Garments with unique patterns or pictures painted directly onto the surface using ink or color were very popular among the wives of wealthy merchants. This trend explains why Korin was asked to draw this pattern on the kimono.
The Korin Kimono features autumn flowers such as chrysanthemums, bush clovers, bellflowers and pampas grass, all rendered using different shades of indigo. Bellflowers unfurl across the upper section, while chrysanthemums and bush clovers bloom wildly from the waist downwards.
Clusters of blue and white balloon flowers are depicted in an uncomplicated fashion.They exude a hand-drawn air, with gold pigments also used in the flower centers and leaves.

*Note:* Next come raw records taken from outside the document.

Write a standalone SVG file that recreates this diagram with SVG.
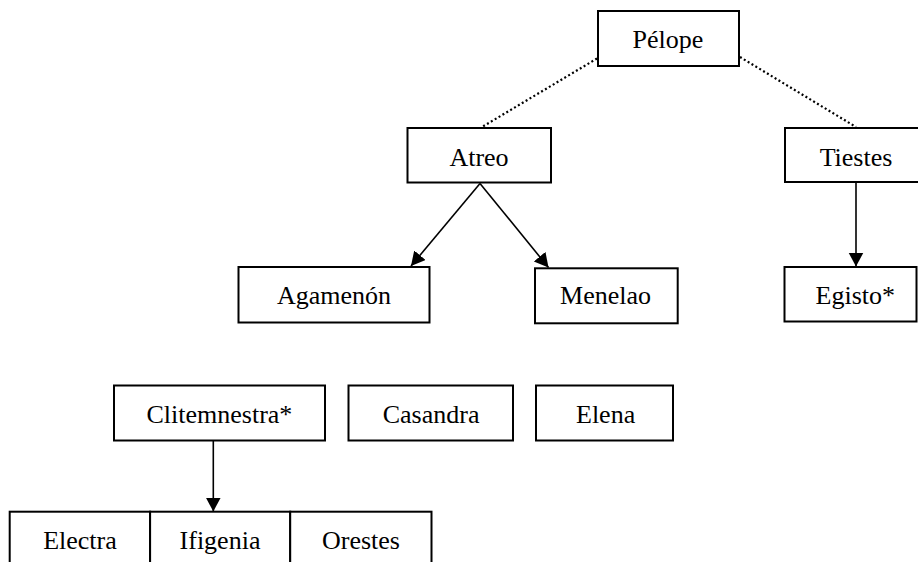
<svg xmlns="http://www.w3.org/2000/svg" width="918" height="562" viewBox="0 0 918 562">
<defs>
<style>
.box{fill:#fff;stroke:#000;stroke-width:2}
.lbl{font-family:"Liberation Serif","Times New Roman",serif;font-size:26px;fill:#000;text-anchor:middle}
.edge{stroke:#000;stroke-width:1.6;fill:none}
.dot{stroke:#000;stroke-width:2.2;fill:none;stroke-dasharray:2 2.5}
</style>
<marker id="ah" markerUnits="userSpaceOnUse" markerWidth="15" markerHeight="16" refX="14" refY="7.5" orient="auto">
<path d="M0,0 L14,7.5 L0,15 z" fill="#000"/>
</marker>
</defs>
<rect width="918" height="562" fill="#fff"/>
<g id="connectors">
<line class="dot" x1="597" y1="58.5" x2="482" y2="127"/>
<line class="dot" x1="740" y1="57" x2="856" y2="127"/>
<line class="edge" x1="480" y1="183.5" x2="411" y2="266" marker-end="url(#ah)"/>
<line class="edge" x1="480" y1="183.5" x2="548.5" y2="267.5" marker-end="url(#ah)"/>
<line class="edge" x1="856" y1="182" x2="856" y2="266.5" marker-end="url(#ah)"/>
<line class="edge" x1="213.3" y1="441" x2="213.3" y2="511.5" marker-end="url(#ah)"/>
</g>
<g id="pelope"><rect class="box" x="598" y="11" width="141" height="55"/><text class="lbl" x="668" y="48">Pélope</text></g>
<g id="atreo"><rect class="box" x="407.5" y="128" width="143.5" height="54.5"/><text class="lbl" x="479" y="165.5">Atreo</text></g>
<g id="tiestes"><rect class="box" x="785" y="128" width="150" height="54"/><text class="lbl" x="856" y="165.5">Tiestes</text></g>
<g id="agamenon"><rect class="box" x="238.5" y="267" width="191" height="55.5"/><text class="lbl" x="334" y="304">Agamenón</text></g>
<g id="menelao"><rect class="box" x="535" y="268.3" width="142.7" height="55"/><text class="lbl" x="605.5" y="304">Menelao</text></g>
<g id="egisto"><rect class="box" x="784.5" y="267" width="132" height="54.5"/><text class="lbl" x="855.3" y="303.5">Egisto*</text></g>
<g id="clitemnestra"><rect class="box" x="114" y="385.5" width="211" height="55"/><text class="lbl" x="219.4" y="423">Clitemnestra*</text></g>
<g id="casandra"><rect class="box" x="348.5" y="385.5" width="164.5" height="55"/><text class="lbl" x="431.1" y="423">Casandra</text></g>
<g id="elena"><rect class="box" x="536" y="385.5" width="137" height="55"/><text class="lbl" x="605.6" y="423">Elena</text></g>
<g id="electra"><rect class="box" x="9.7" y="511.7" width="140.4" height="60"/><text class="lbl" x="80" y="549">Electra</text></g>
<g id="ifigenia"><rect class="box" x="150.1" y="511.7" width="140.1" height="60"/><text class="lbl" x="220" y="549">Ifigenia</text></g>
<g id="orestes"><rect class="box" x="290.2" y="511.7" width="141.3" height="60"/><text class="lbl" x="361" y="549">Orestes</text></g>
</svg>
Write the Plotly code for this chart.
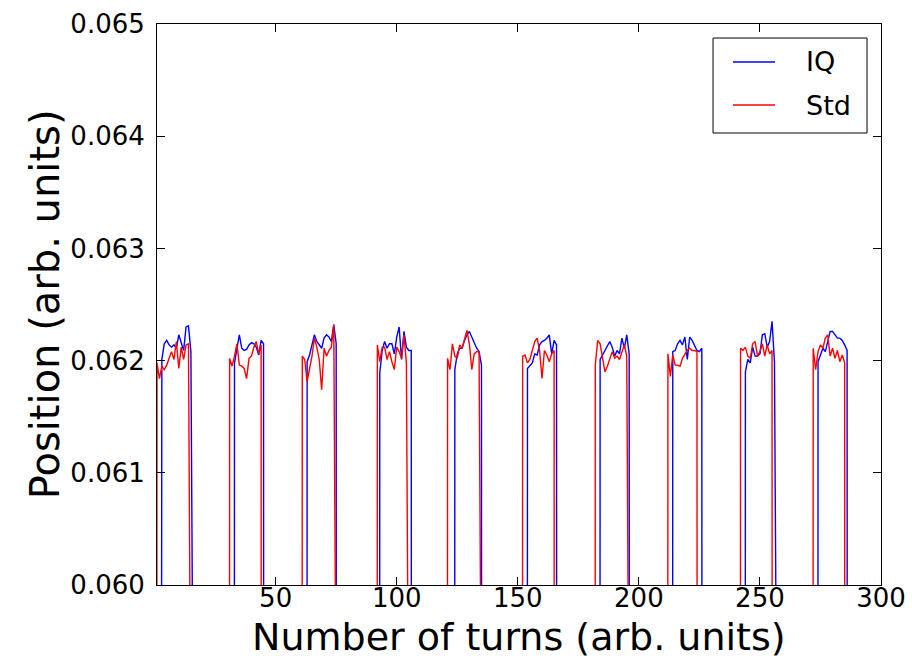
import plotly.graph_objects as go

# ---- data ----
OFF_VALUE = 0.0          # reading between pulses (far below the visible range)
N_TURNS = 300

std_starts = [1, 31, 61, 92, 121, 152, 182, 212, 242, 272]
std_pulses = [
    [0.06198, 0.06184, 0.06195, 0.06192, 0.06196, 0.06202, 0.06208, 0.06201, 0.06217, 0.06193, 0.06212, 0.06201, 0.06214, 0.06215],
    [0.06202, 0.06195, 0.06204, 0.06215, 0.06196, 0.06195, 0.06193, 0.06184, 0.06202, 0.06204, 0.06212, 0.06217, 0.06206, 0.06214],
    [0.06204, 0.06201, 0.06181, 0.06192, 0.06204, 0.06220, 0.06212, 0.06201, 0.06174, 0.06211, 0.06204, 0.06209, 0.06212, 0.06232],
    [0.06214, 0.06199, 0.06212, 0.06212, 0.06201, 0.06208, 0.06199, 0.06192, 0.06212, 0.06208, 0.06202, 0.06223, 0.06198],
    [0.06202, 0.06192, 0.06215, 0.06204, 0.06202, 0.06214, 0.06211, 0.06220, 0.06227, 0.06215, 0.06192, 0.06206, 0.06208, 0.06208],
    [0.06204, 0.06205, 0.06198, 0.06201, 0.06209, 0.06217, 0.06220, 0.06209, 0.06184, 0.06209, 0.06205, 0.06199, 0.06206, 0.06209],
    [0.06196, 0.06218, 0.06215, 0.06204, 0.06190, 0.06195, 0.06202, 0.06208, 0.06202, 0.06204, 0.06201, 0.06208, 0.06214, 0.06204],
    [0.06206, 0.06186, 0.06205, 0.06196, 0.06196, 0.06195, 0.06202, 0.06206, 0.06209, 0.06211, 0.06209, 0.06209, 0.06208],
    [0.06211, 0.06209, 0.06212, 0.06204, 0.06202, 0.06215, 0.06217, 0.06204, 0.06208, 0.06215, 0.06204, 0.06214, 0.06206, 0.06209],
    [0.06211, 0.06192, 0.06208, 0.06214, 0.06211, 0.06220, 0.06223, 0.06204, 0.06211, 0.06202, 0.06209, 0.06199, 0.06205, 0.06198],
]

iq_starts = [3, 33, 63, 93, 124, 154, 184, 214, 244, 274]
iq_pulses = [
    [0.06201, 0.06215, 0.06218, 0.06214, 0.06212, 0.06214, 0.06211, 0.06223, 0.06215, 0.06209, 0.06230, 0.06231, 0.06208],
    [0.06198, 0.06209, 0.06223, 0.06211, 0.06209, 0.06210, 0.06214, 0.06216, 0.06215, 0.06212, 0.06205, 0.06218, 0.06215],
    [0.06199, 0.06205, 0.06214, 0.06223, 0.06217, 0.06214, 0.06211, 0.06220, 0.06223, 0.06221, 0.06217, 0.06232, 0.06215],
    [0.06189, 0.06209, 0.06217, 0.06211, 0.06215, 0.06215, 0.06206, 0.06221, 0.06230, 0.06201, 0.06226, 0.06212, 0.06209, 0.06209],
    [0.06192, 0.06206, 0.06211, 0.06211, 0.06218, 0.06223, 0.06226, 0.06221, 0.06215, 0.06211, 0.06208, 0.06196],
    [0.06193, 0.06196, 0.06198, 0.06206, 0.06205, 0.06214, 0.06217, 0.06218, 0.06220, 0.06223, 0.06206, 0.06218, 0.06214],
    [0.06201, 0.06205, 0.06209, 0.06212, 0.06217, 0.06212, 0.06204, 0.06209, 0.06206, 0.06220, 0.06211, 0.06223, 0.06206],
    [0.06208, 0.06209, 0.06215, 0.06218, 0.06214, 0.06221, 0.06201, 0.06221, 0.06218, 0.06214, 0.06209, 0.06208, 0.06211],
    [0.06190, 0.06201, 0.06198, 0.06212, 0.06204, 0.06204, 0.06206, 0.06223, 0.06224, 0.06212, 0.06217, 0.06235, 0.06199],
    [0.06199, 0.06206, 0.06211, 0.06208, 0.06217, 0.06226, 0.06226, 0.06223, 0.06220, 0.06220, 0.06218, 0.06214, 0.06209],
]

series_names = ["IQ", "Std"]
series_colors = ["#0000ff", "#ff0000"]

x_ticks = [50, 100, 150, 200, 250, 300]
y_ticks = [0.060, 0.061, 0.062, 0.063, 0.064, 0.065]
y_tick_labels = ["0.060", "0.061", "0.062", "0.063", "0.064", "0.065"]


def assemble(starts, pulses):
    turns = list(range(0, N_TURNS + 1))
    vals = [OFF_VALUE] * len(turns)
    for s, p in zip(starts, pulses):
        for i, v in enumerate(p):
            vals[s + i] = v
    return turns, vals


x_iq, y_iq = assemble(iq_starts, iq_pulses)
x_std, y_std = assemble(std_starts, std_pulses)

FONT = "DejaVu Sans"

fig = go.Figure()
fig.add_trace(go.Scatter(x=x_iq, y=y_iq, mode="lines", name=series_names[0],
                         line=dict(color=series_colors[0], width=1.4), showlegend=False))
fig.add_trace(go.Scatter(x=x_std, y=y_std, mode="lines", name=series_names[1],
                         line=dict(color=series_colors[1], width=1.4), showlegend=False))

axis_common = dict(
    showgrid=False, zeroline=False, showline=True, linecolor="black", linewidth=1,
    mirror="allticks", ticks="inside", ticklen=8, tickwidth=1, tickcolor="black",
    tickfont=dict(family=FONT, size=26, color="black"), automargin=False,
)

fig.update_xaxes(range=[1, 300], tickvals=x_ticks, ticktext=[str(v) for v in x_ticks],
                 ticklabelstandoff=-10, **axis_common)
fig.update_yaxes(range=[0.060, 0.065], tickvals=y_ticks, ticktext=y_tick_labels,
                 ticklabelstandoff=6, **axis_common)

fig.add_annotation(text="Number of turns (arb. units)", xref="paper", yref="paper",
                   x=0.5, y=-0.0927, xanchor="center", yanchor="middle", showarrow=False,
                   font=dict(family=FONT, size=38, color="black"))
fig.add_annotation(text="Position (arb. units)", xref="paper", yref="paper",
                   x=-0.155, y=0.5, xanchor="center", yanchor="middle", showarrow=False,
                   textangle=-90, font=dict(family=FONT, size=40, color="black"))

# ---- legend box (drawn in plot-paper coordinates) ----
fig.add_shape(type="rect", xref="paper", yref="paper", x0=0.768, x1=0.9807, y0=0.8057, y1=0.975,
              line=dict(color="black", width=1), fillcolor="white", layer="above")
legend_rows_y = [0.9323, 0.8556]
for name, color, ly in zip(series_names, series_colors, legend_rows_y):
    fig.add_shape(type="line", xref="paper", yref="paper", x0=0.7956, x1=0.8536, y0=ly, y1=ly,
                  line=dict(color=color, width=1.3), layer="above")
    fig.add_annotation(text=name, xref="paper", yref="paper", x=0.893, y=ly,
                       xanchor="left", yanchor="middle", showarrow=False,
                       font=dict(family=FONT, size=27, color="black"))

fig.update_layout(
    width=912, height=661,
    margin=dict(l=157, r=31, t=24, b=76),
    paper_bgcolor="white", plot_bgcolor="white",
    showlegend=False,
)

fig.write_html("out.html")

The back section features a vivid, well-balanced design of chrysanthemums, bush clovers and pampas grass. The gradations of indigo and black ink are accentuated by red and yellow shading.
A glance at the overall design reveals a blank section around the waist where the obi belt was tied. Korin’s parents ran Karigane-ya, a kimono merchant that dated back to the Azuchi-Momoyama period (1573–1603). This probably explains how he was able to draw the pattern with such a clear image of how the garment would look when worn.
The Restoration of Cultural Properties
East-Asian cultural properties are often made of fragile materials like wood, paper or silk. As such, they are prone to damage from light, heat and changes of temperature. At the Tokyo National Museum, we carefully control the heat, humidity, light, and the amount of harmful chemicals in the air to create optimal conditions for the preservation of these cultural properties, thus ensuring any wear and tear is minimized. However, restoration work is necessary if an object has suffered particular damage through the passing of time.
The silk ground of the Korin Kimono is covered with snapped threads. Also noticeable are several threads that were reinforced during the last restoration. All this impedes the appreciation of the garment.
The white lining has been sewn up in a ragged manner using plain stitch.
The ground is damaged from the collar to the shoulder area.